Например, в финансово-экономической сфере масса экспертов (многие из них зарабатывают больше миллиона долларов в год) публикует прогнозы, соответствующие разве что желаниям их клиентов. Если сравнить эти прогнозы с реальной ситуацией, окажется, что они не точнее случайных предположений. Это значит, что эти «истории» могут казаться убедительными, но толку от них не больше, чем от рассуждений таксиста. Внимательное чтение газет также ни на йоту не увеличивает нашего понимания того, как поведут себя экономика или рынки. В 1960 году финансовые эмпирики исследовали, влияют ли новости на цены, и пришли к тому же самому выводу. Если внимательно изучить данные, мы обнаружим, что люди склонны ожидать (весьма необоснованно) регулярных флуктуаций, но упускают из виду серьезные отклонения, оказывающие основное влияние на общий результат.

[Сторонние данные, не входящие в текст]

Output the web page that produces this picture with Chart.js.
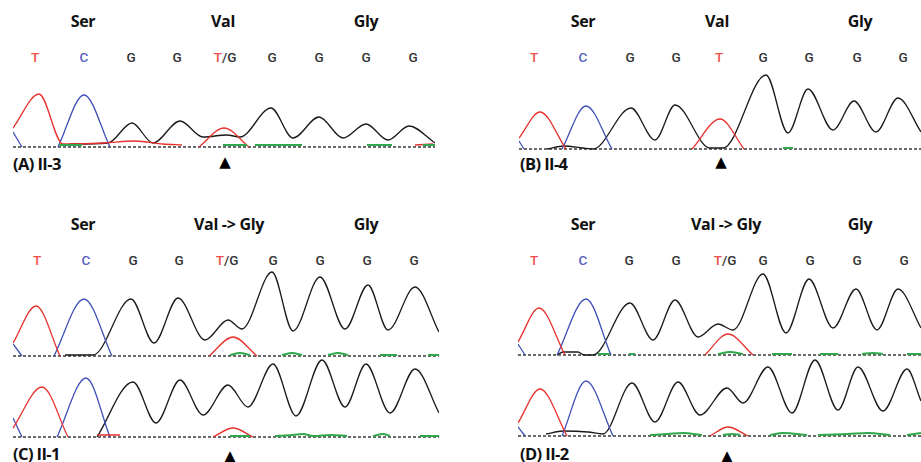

Я убежден, хотя и не могу привести количественных доказательств, что подобная переоценка знаний и уверенности свойственна любым типам комментариев, основанных на информации о прошлом и отсутствии экспериментальной проверки. Но ошибки экономистов быстро становятся очевидными, потому что у нас есть данные и средства, позволяющие проверять качество их знаний. Ошибки историков, обозревателей, биографов и аналитиков заметить сложнее. Считается, что «мудр тот, кто видит будущее». Для меня мудр тот, кто знает, что не может видеть будущего.